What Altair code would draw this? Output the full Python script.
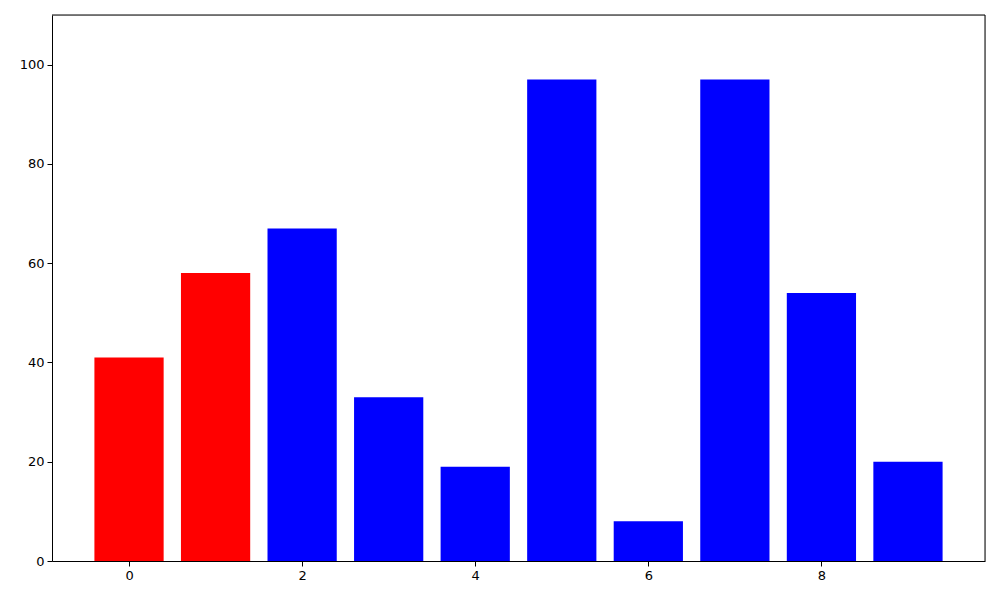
import altair as alt
import pandas as pd

categories = [0, 1, 2, 3, 4, 5, 6, 7, 8, 9]
values = [41, 58, 67, 33, 19, 97, 8, 97, 54, 20]
colors = ["red", "red", "blue", "blue", "blue", "blue", "blue", "blue", "blue", "blue"]
x_ticks = [0, 2, 4, 6, 8]
y_ticks = [0, 20, 40, 60, 80, 100]

W, H = 933, 546

df = pd.DataFrame({"cat": categories, "value": values, "color": colors})
df["x0"] = df["cat"] - 0.4
df["x1"] = df["cat"] + 0.4

bars = alt.Chart(df).mark_bar(stroke=None).encode(
    x=alt.X("x0:Q", scale=alt.Scale(domain=[-0.89, 9.89], nice=False, zero=False),
            axis=alt.Axis(values=x_ticks, title=None, grid=False, format="d",
                          labelFont="DejaVu Sans", labelFontSize=13, labelColor="black",
                          tickColor="black", tickSize=5, domainColor="black", labelPadding=3)),
    x2="x1:Q",
    y=alt.Y("value:Q", scale=alt.Scale(domain=[0, 110], nice=False),
            axis=alt.Axis(values=y_ticks, title=None, grid=False,
                          labelFont="DejaVu Sans", labelFontSize=13, labelColor="black",
                          tickColor="black", tickSize=5, domainColor="black", labelPadding=3)),
    y2=alt.datum(0),
    color=alt.Color("color:N", scale=None),
)

frame_df = pd.DataFrame({"k": [0]})
top = alt.Chart(frame_df).mark_rule(color="black", strokeWidth=1).encode(
    x=alt.value(0), x2=alt.value(W), y=alt.value(0)
)
right = alt.Chart(frame_df).mark_rule(color="black", strokeWidth=1).encode(
    x=alt.value(W), y=alt.value(0), y2=alt.value(H)
)

chart = alt.layer(bars, top, right).properties(
    width=W, height=H,
    autosize=alt.AutoSizeParams(type="none"),
    padding={"left": 44, "top": 7, "right": 7, "bottom": 30},
).configure_view(stroke="black", strokeWidth=1).configure(background="white")

chart.save("out.html", embed_options={"renderer": "svg", "actions": False})
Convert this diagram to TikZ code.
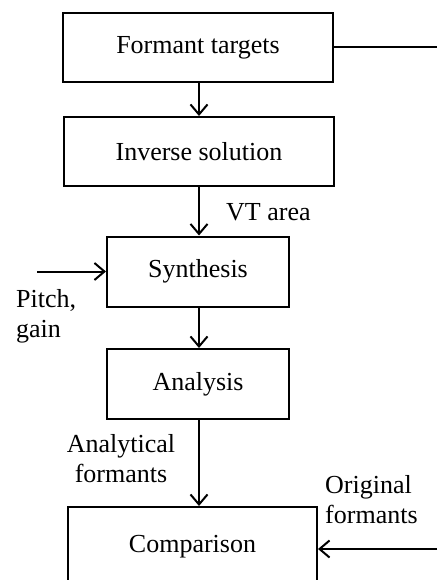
\documentclass[tikz,border=0pt]{standalone}
\usepackage{fontspec}
\setmainfont{Liberation Serif}
\usetikzlibrary{arrows.meta}
\begin{document}
\begin{tikzpicture}[x=1pt,y=-1pt,
  every node/.style={font=\fontsize{26}{30}\selectfont},
  blk/.style={draw,line width=2pt,inner sep=0pt},
  lbl/.style={inner sep=0pt},
  conn/.style={line width=2pt,-{Straight Barb[length=10pt,width=17pt,line width=2pt]}},
  plain/.style={line width=2pt}]
\useasboundingbox (0,0) rectangle (437,580);
\clip (0,0) rectangle (437,580);
\node[blk,minimum width=270,minimum height=69] (ft) at (198,47.5) {Formant targets};
\node[blk,minimum width=270,minimum height=69] (inv) at (199,151.5) {Inverse solution};
\node[blk,minimum width=182,minimum height=70] (syn) at (198,271.5) {Synthesis};
\node[blk,minimum width=182,minimum height=70] (ana) at (198,384) {Analysis};
\node[blk,minimum width=249,anchor=north,text height=45pt,text depth=70pt] (cmp) at (192.5,506) {Comparison};
\coordinate (ftend) at (437,47.5);
\coordinate (pitchstart) at (37,271.5);
\coordinate (origstart) at (437,549);
\draw[plain] (ft.east) -- (ftend);
\draw[conn] (ft.south -| 199,0) -- (inv.north -| 199,0);
\draw[conn] (inv.south -| 199,0) -- (syn.north -| 199,0);
\draw[conn] (syn.south -| 199,0) -- (ana.north -| 199,0);
\draw[conn] (ana.south -| 199,0) -- (cmp.north -| 199,0);
\draw[conn] (pitchstart) -- (syn.west);
\draw[conn] (origstart) -- (origstart -| cmp.east);
\node[lbl,anchor=base west] (vt) at (226,220) {VT area};
\node[lbl,anchor=north west,align=left] (pg) at (16,289) {Pitch,\\gain};
\node[lbl,anchor=north,align=center] (af) at (121,434) {Analytical\\formants};
\node[lbl,anchor=north west,align=left] (of) at (325,475) {Original\\formants};
\end{tikzpicture}
\end{document}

-------------------------

TO DO
Write out, word for word, the line containing "Convert this diagram to TikZ code." and each line after it to the end of the data, and nothing more. Drop the pictures.

FINISHED EXERCISE
Convert this diagram to TikZ code.
\documentclass[tikz,border=0pt]{standalone}
\usepackage{fontspec}
\setmainfont{Liberation Serif}
\usetikzlibrary{arrows.meta}
\begin{document}
\begin{tikzpicture}[x=1pt,y=-1pt,
  every node/.style={font=\fontsize{26}{30}\selectfont},
  blk/.style={draw,line width=2pt,inner sep=0pt},
  lbl/.style={inner sep=0pt},
  conn/.style={line width=2pt,-{Straight Barb[length=10pt,width=17pt,line width=2pt]}},
  plain/.style={line width=2pt}]
\useasboundingbox (0,0) rectangle (437,580);
\clip (0,0) rectangle (437,580);
\node[blk,minimum width=270,minimum height=69] (ft) at (198,47.5) {Formant targets};
\node[blk,minimum width=270,minimum height=69] (inv) at (199,151.5) {Inverse solution};
\node[blk,minimum width=182,minimum height=70] (syn) at (198,271.5) {Synthesis};
\node[blk,minimum width=182,minimum height=70] (ana) at (198,384) {Analysis};
\node[blk,minimum width=249,anchor=north,text height=45pt,text depth=70pt] (cmp) at (192.5,506) {Comparison};
\coordinate (ftend) at (437,47.5);
\coordinate (pitchstart) at (37,271.5);
\coordinate (origstart) at (437,549);
\draw[plain] (ft.east) -- (ftend);
\draw[conn] (ft.south -| 199,0) -- (inv.north -| 199,0);
\draw[conn] (inv.south -| 199,0) -- (syn.north -| 199,0);
\draw[conn] (syn.south -| 199,0) -- (ana.north -| 199,0);
\draw[conn] (ana.south -| 199,0) -- (cmp.north -| 199,0);
\draw[conn] (pitchstart) -- (syn.west);
\draw[conn] (origstart) -- (origstart -| cmp.east);
\node[lbl,anchor=base west] (vt) at (226,220) {VT area};
\node[lbl,anchor=north west,align=left] (pg) at (16,289) {Pitch,\\gain};
\node[lbl,anchor=north,align=center] (af) at (121,434) {Analytical\\formants};
\node[lbl,anchor=north west,align=left] (of) at (325,475) {Original\\formants};
\end{tikzpicture}
\end{document}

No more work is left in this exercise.